María Guerrero Escusa
Las crisis forman parte de la vida. Todas las personas atravesamos situaciones difíciles, problemáticas incluso límites a lo largo de la vida que nos sumen en estados de confusión y angustia. Pero sólo algunos recurren al suicidio como forma de salida de ese laberinto loco que enturbia la mente, otros buscan salidas para afrontar la dificultad fortaleciéndose en cada punto del camino y capacitándose para salir a un sitio nuevo de sí mismos.
En una crisis suicida, ¿qué es lo que hace la diferencia entre el deseo de vivir y el de morir? La vinculación y el sentimiento de pertenencia son el alimento del deseo de vivir.
Una persona sometida a diálisis me hablaba en una ocasión de su idea convertida en deseo de quitarse la vida. Respondía a mi intento de reflejarle el dolor que supondría para su familia su muerte, diciendo lo siguiente: “No le importará a nadie. Mi mujer y yo hace años que dormimos en camas separadas, apenas nos hablamos, sólo nos soportamos porque no hemos tenido el valor para romper nuestro matrimonio. Mis hijos ni me preguntan cómo estoy y, cuando se refieren a mí, lo hacen en términos despectivos. No tengo amigos que me visiten ni trabajo por realizar porque esta enfermedad me impide trabajar ¿Qué hago aquí? Solo soy un estorbo sujeto a una máquina que limita mi vivir diario y, sobre todo, ¡estoy tan solo!”.
La dimensión social del hombre es fundamental para su desarrollo como persona. Necesitamos sentirnos pertenecientes e integrados en un sistema a partir del cual desarrollamos nuestra identidad personal. Cuando no es así y la desvinculación o el desarraigo dominan la relación con el entorno personal, aparece el aislamiento, falta de interés por los demás, comunicación escasa y encerramiento en sí mismo favorecido por mecanismos de defensa que acrecientan el muro ante la vida.

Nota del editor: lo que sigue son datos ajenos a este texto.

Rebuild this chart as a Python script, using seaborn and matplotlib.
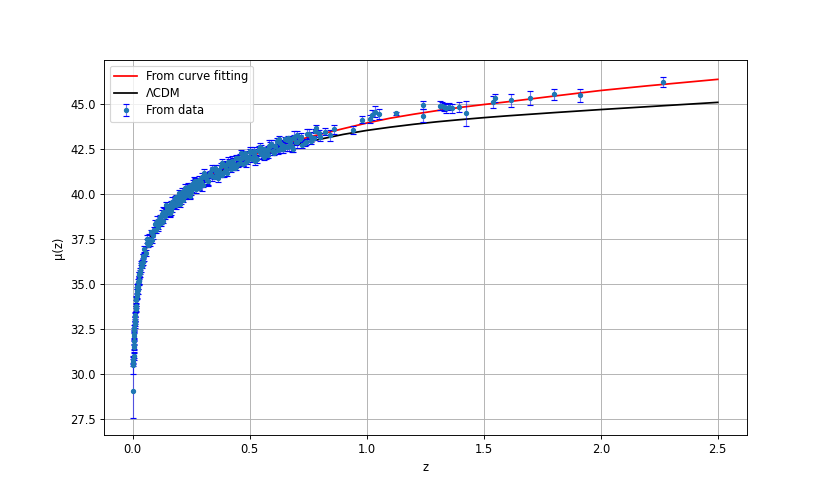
import matplotlib
matplotlib.use("Agg")
import matplotlib.pyplot as plt
import seaborn as sns
import pandas as pd

# ---------------- curves ----------------
z_fit = [0.01, 0.02, 0.03, 0.05, 0.075, 0.1, 0.15, 0.2, 0.25, 0.3, 0.35, 0.4, 0.45, 0.5, 0.55,
         0.6, 0.65, 0.7, 0.75, 0.8, 0.9, 1.0, 1.1, 1.2, 1.3, 1.4, 1.5, 1.6, 1.8, 2.0, 2.2, 2.4, 2.5]
mu_fit = [33.15, 34.66, 35.56, 36.68, 37.54, 38.17, 39.08, 39.76, 40.30, 40.76, 41.14, 41.48, 41.78,
          42.06, 42.31, 42.54, 42.76, 42.96, 43.14, 43.30, 43.62, 43.93, 44.20, 44.42, 44.62, 44.80,
          44.96, 45.11, 45.43, 45.74, 46.00, 46.24, 46.36]

z_lcdm = [0.01, 0.02, 0.03, 0.05, 0.075, 0.1, 0.15, 0.2, 0.25, 0.3, 0.35, 0.4, 0.45, 0.5, 0.55,
          0.6, 0.65, 0.7, 0.75, 0.8, 0.9, 1.0, 1.1, 1.2, 1.3, 1.4, 1.5, 1.6, 1.8, 2.0, 2.2, 2.4, 2.5]
mu_lcdm = [33.15, 34.66, 35.56, 36.68, 37.54, 38.17, 39.07, 39.74, 40.26, 40.70, 41.07, 41.40, 41.68,
           41.94, 42.17, 42.38, 42.56, 42.73, 42.88, 43.03, 43.30, 43.52, 43.70, 43.86, 44.00, 44.12,
           44.23, 44.33, 44.51, 44.68, 44.84, 45.00, 45.08]

# ---------------- data ----------------
z_low = [0.0012, 0.0028, 0.0030, 0.0032, 0.0035, 0.004, 0.0045, 0.005, 0.0055, 0.006, 0.0065, 0.007,
         0.0075, 0.008, 0.0085, 0.009, 0.0095, 0.010, 0.011, 0.012, 0.013, 0.014, 0.015, 0.016, 0.017,
         0.018, 0.019, 0.020, 0.021, 0.022, 0.023, 0.024, 0.025, 0.026, 0.027, 0.028, 0.029, 0.030,
         0.032, 0.034, 0.036, 0.038, 0.040, 0.042, 0.044, 0.046, 0.048, 0.050]
mu_low = [29.02, 30.45, 30.62, 30.78, 30.99, 30.98, 31.47, 31.57, 32.07, 31.79, 32.22, 32.53, 32.41,
          32.97, 32.75, 33.00, 32.84, 33.27, 33.18, 33.60, 33.64, 34.10, 33.78, 34.17, 34.45, 34.31,
          34.84, 34.61, 34.84, 34.66, 35.08, 34.87, 35.19, 35.15, 35.53, 35.14, 35.46, 35.71, 35.58,
          36.13, 35.91, 36.16, 35.99, 36.42, 36.22, 36.55, 36.52, 36.90]
err_low = [1.50, 0.45, 0.20, 0.18, 0.15, 0.20, 0.12, 0.25, 0.18, 0.14, 0.22, 0.16, 0.10, 0.24, 0.19,
           0.15, 0.20, 0.12, 0.25, 0.18, 0.14, 0.22, 0.16, 0.10, 0.24, 0.19, 0.15, 0.20, 0.12, 0.25,
           0.18, 0.14, 0.22, 0.16, 0.10, 0.24, 0.19, 0.15, 0.20, 0.12, 0.25, 0.18, 0.14, 0.22, 0.16,
           0.10, 0.24, 0.19]

z_mid = [0.055, 0.060, 0.065, 0.070, 0.075, 0.080, 0.085, 0.090, 0.095, 0.100, 0.105, 0.110, 0.115,
         0.120, 0.125, 0.130, 0.135, 0.140, 0.145, 0.150, 0.155, 0.160, 0.165, 0.170, 0.175, 0.180,
         0.185, 0.190, 0.195, 0.200, 0.205, 0.210, 0.215, 0.220, 0.225, 0.230, 0.235, 0.240, 0.245,
         0.250, 0.255, 0.260, 0.265, 0.270, 0.275, 0.280, 0.285, 0.290, 0.295, 0.300]
mu_mid = [36.71, 37.25, 37.17, 37.49, 37.26, 37.86, 37.71, 37.97, 38.31, 37.97, 38.35, 38.26, 38.62,
          38.56, 38.89, 38.50, 38.94, 38.78, 39.21, 39.03, 39.26, 38.95, 39.48, 39.27, 39.47, 39.76,
          39.37, 39.71, 39.58, 39.90, 39.80, 40.09, 39.67, 40.07, 39.89, 40.29, 40.09, 40.30, 39.97,
          40.48, 40.25, 40.42, 40.69, 40.29, 40.60, 40.46, 40.76, 40.65, 40.93, 40.50]
err_mid = [0.16, 0.22, 0.13, 0.27, 0.19, 0.12, 0.24, 0.17, 0.21, 0.14,
           0.16, 0.22, 0.13, 0.27, 0.19, 0.12, 0.24, 0.17, 0.21, 0.14,
           0.16, 0.22, 0.13, 0.27, 0.19, 0.12, 0.24, 0.17, 0.21, 0.14,
           0.16, 0.22, 0.13, 0.27, 0.19, 0.12, 0.24, 0.17, 0.21, 0.14,
           0.16, 0.22, 0.13, 0.27, 0.19, 0.12, 0.24, 0.17, 0.21, 0.14]

z_up = [0.31, 0.32, 0.33, 0.34, 0.35, 0.36, 0.37, 0.38, 0.39, 0.40, 0.41, 0.42, 0.43, 0.44, 0.45,
        0.46, 0.47, 0.48, 0.49, 0.50, 0.51, 0.52, 0.53, 0.54, 0.55, 0.56, 0.57, 0.58, 0.59, 0.60,
        0.61, 0.62, 0.63, 0.64, 0.65, 0.66, 0.67, 0.68, 0.69, 0.70, 0.72, 0.74, 0.76, 0.78, 0.80, 0.82]
mu_up = [40.94, 40.69, 41.15, 41.00, 41.42, 41.03, 41.32, 41.05, 41.62, 41.38, 41.66, 41.36, 41.66,
         41.96, 41.64, 41.94, 41.68, 42.11, 41.95, 42.34, 41.93, 42.20, 41.91, 42.46, 42.21, 42.48,
         42.16, 42.45, 42.74, 42.40, 42.68, 42.41, 42.83, 42.66, 43.04, 42.62, 42.88, 42.58, 43.12,
         42.86, 43.15, 42.86, 43.17, 43.48, 43.16, 43.46]
err_up = [0.18, 0.25, 0.14, 0.30, 0.20, 0.16, 0.27, 0.13, 0.22,
          0.18, 0.25, 0.14, 0.30, 0.20, 0.16, 0.27, 0.13, 0.22,
          0.18, 0.25, 0.14, 0.30, 0.20, 0.16, 0.27, 0.13, 0.22,
          0.18, 0.25, 0.14, 0.30, 0.20, 0.16, 0.27, 0.13, 0.22,
          0.18, 0.25, 0.14, 0.30, 0.20, 0.16, 0.27, 0.13, 0.22, 0.18]

z_mid2 = [0.108, 0.118, 0.128, 0.138, 0.148, 0.158, 0.168, 0.178, 0.188, 0.198, 0.208, 0.218, 0.228,
          0.238, 0.248, 0.258, 0.268, 0.278, 0.288, 0.298, 0.308, 0.318, 0.328, 0.338, 0.348, 0.358,
          0.368, 0.378, 0.388, 0.398, 0.408, 0.418, 0.428, 0.438, 0.448, 0.458, 0.468, 0.478, 0.488,
          0.498, 0.508, 0.518, 0.528, 0.538, 0.548, 0.558, 0.568, 0.578, 0.588, 0.598, 0.608, 0.618,
          0.628, 0.638, 0.648, 0.658, 0.668, 0.678, 0.688, 0.698, 0.715, 0.735, 0.755, 0.775, 0.795]
mu_mid2 = [38.14, 38.69, 38.98, 38.82, 39.10, 38.93, 39.53, 39.35, 39.69, 40.04, 39.68, 39.97, 39.98,
           40.39, 40.08, 40.52, 40.73, 40.48, 40.70, 40.47, 41.01, 40.77, 41.05, 41.35, 40.95, 41.21,
           41.18, 41.55, 41.21, 41.62, 41.79, 41.51, 41.70, 41.44, 41.96, 41.70, 41.97, 42.24, 41.83,
           42.06, 42.01, 42.36, 42.00, 42.40, 42.56, 42.27, 42.44, 42.17, 42.68, 42.40, 42.65, 42.92,
           42.49, 42.72, 42.66, 43.00, 42.63, 43.02, 43.17, 42.87, 43.06, 42.81, 43.34, 43.09, 43.36]
err_mid2 = [0.20, 0.15, 0.26, 0.12, 0.23, 0.17, 0.30, 0.14, 0.21, 0.18, 0.25, 0.13, 0.19,
            0.20, 0.15, 0.26, 0.12, 0.23, 0.17, 0.30, 0.14, 0.21, 0.18, 0.25, 0.13, 0.19,
            0.20, 0.15, 0.26, 0.12, 0.23, 0.17, 0.30, 0.14, 0.21, 0.18, 0.25, 0.13, 0.19,
            0.20, 0.15, 0.26, 0.12, 0.23, 0.17, 0.30, 0.14, 0.21, 0.18, 0.25, 0.13, 0.19,
            0.20, 0.15, 0.26, 0.12, 0.23, 0.17, 0.30, 0.14, 0.21, 0.18, 0.25, 0.13, 0.19]

z_mid3 = [0.063, 0.083, 0.103, 0.123, 0.143, 0.163, 0.183, 0.203, 0.223, 0.243, 0.263, 0.283, 0.303,
          0.323, 0.343, 0.363, 0.383, 0.403, 0.423, 0.443, 0.463, 0.483, 0.503, 0.523, 0.543, 0.563,
          0.583, 0.603, 0.623, 0.643, 0.663, 0.683, 0.703, 0.723, 0.743, 0.763, 0.783]
mu_mid3 = [37.47, 37.41, 38.46, 38.35, 39.36, 39.05, 39.83, 39.42, 40.34, 39.88, 40.64, 40.32, 41.16,
           40.71, 41.37, 40.85, 41.69, 41.15, 41.84, 41.46, 42.24, 41.76, 42.36, 41.80, 42.60, 42.02,
           42.68, 42.27, 43.02, 42.51, 43.09, 42.51, 43.29, 42.69, 43.33, 42.91, 43.63]
err_mid3 = [0.22, 0.16, 0.28, 0.14, 0.20, 0.25, 0.12, 0.18,
            0.22, 0.16, 0.28, 0.14, 0.20, 0.25, 0.12, 0.18,
            0.22, 0.16, 0.28, 0.14, 0.20, 0.25, 0.12, 0.18,
            0.22, 0.16, 0.28, 0.14, 0.20, 0.25, 0.12, 0.18,
            0.22, 0.16, 0.28, 0.14, 0.20]

z_high = [0.845, 0.859, 0.941, 0.980, 1.015, 1.022, 1.034, 1.054, 1.126, 1.240, 1.240, 1.311, 1.321,
          1.330, 1.340, 1.350, 1.364, 1.396, 1.423, 1.541, 1.549, 1.615, 1.696, 1.800, 1.910, 2.264]
mu_high = [43.25, 43.59, 43.54, 44.12, 44.15, 44.38, 44.57, 44.44, 44.47, 44.94, 44.34, 44.90, 44.90,
           44.82, 44.76, 44.84, 44.74, 44.80, 44.47, 45.09, 45.34, 45.19, 45.32, 45.52, 45.47, 46.22]
err_high = [0.30, 0.25, 0.22, 0.20, 0.22, 0.28, 0.30, 0.28, 0.10, 0.22, 0.35, 0.25, 0.22,
            0.20, 0.25, 0.20, 0.25, 0.28, 0.70, 0.35, 0.22, 0.37, 0.40, 0.30, 0.37, 0.28]

data = pd.DataFrame({
    "z": z_low + z_mid + z_up + z_mid2 + z_mid3 + z_high,
    "mu": mu_low + mu_mid + mu_up + mu_mid2 + mu_mid3 + mu_high,
    "err": err_low + err_mid + err_up + err_mid2 + err_mid3 + err_high,
})

fig, ax = plt.subplots(figsize=(10, 6), dpi=83)
fig.subplots_adjust(bottom=0.126)

sns.lineplot(x=z_fit, y=mu_fit, color="red", label="From curve fitting", ax=ax, linewidth=1.5)
sns.lineplot(x=z_lcdm, y=mu_lcdm, color="black", label="ΛCDM", ax=ax, linewidth=1.5)

eb = ax.errorbar(data["z"], data["mu"], yerr=data["err"], fmt="o", color="C0", ms=3.6,
                 ecolor="blue", elinewidth=1.0, capsize=2.6, label="From data")
eb[2][0].set_alpha(0.55)

ax.grid(True)
ax.set_xlabel("z")
ax.set_ylabel("μ(z)")
ax.legend(loc="upper left", labelspacing=0.35)

fig.savefig("out.png", dpi=83)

Los modelos aprendidos referentes al modo de afrontar las dificultades suponen un referente poderoso, así la imitación de repertorios de respuestas ante el estrés puede dar como resultado la muerte en los casos en los que personas significativas optaron por el suicidio. Recuerdo una adolescente de 16 años que hasta en dos ocasiones se lanzó por el mismo balcón de su casa del que se había lanzado su madre apenas unos años antes. En una de esas ocasiones, por un desengaño amoroso; en la otra, por un suspenso y el temor a decepcionar a su padre.
Las familias desestructuradas suponen otra fuente de riesgo por las anomalías en la estructura de la personalidad que la falta de amor, la comunicación abierta y las carencias de cuidado y afecto pueden generar en sus miembros.
Por tanto, lo que marca la diferencia entre querer vivir y querer morir es el sentimiento de pertenencia a un grupo, a partir del cual desarrollamos nuestra identidad personal.
La autora es psicóloga, profesora Universidad de Murcia.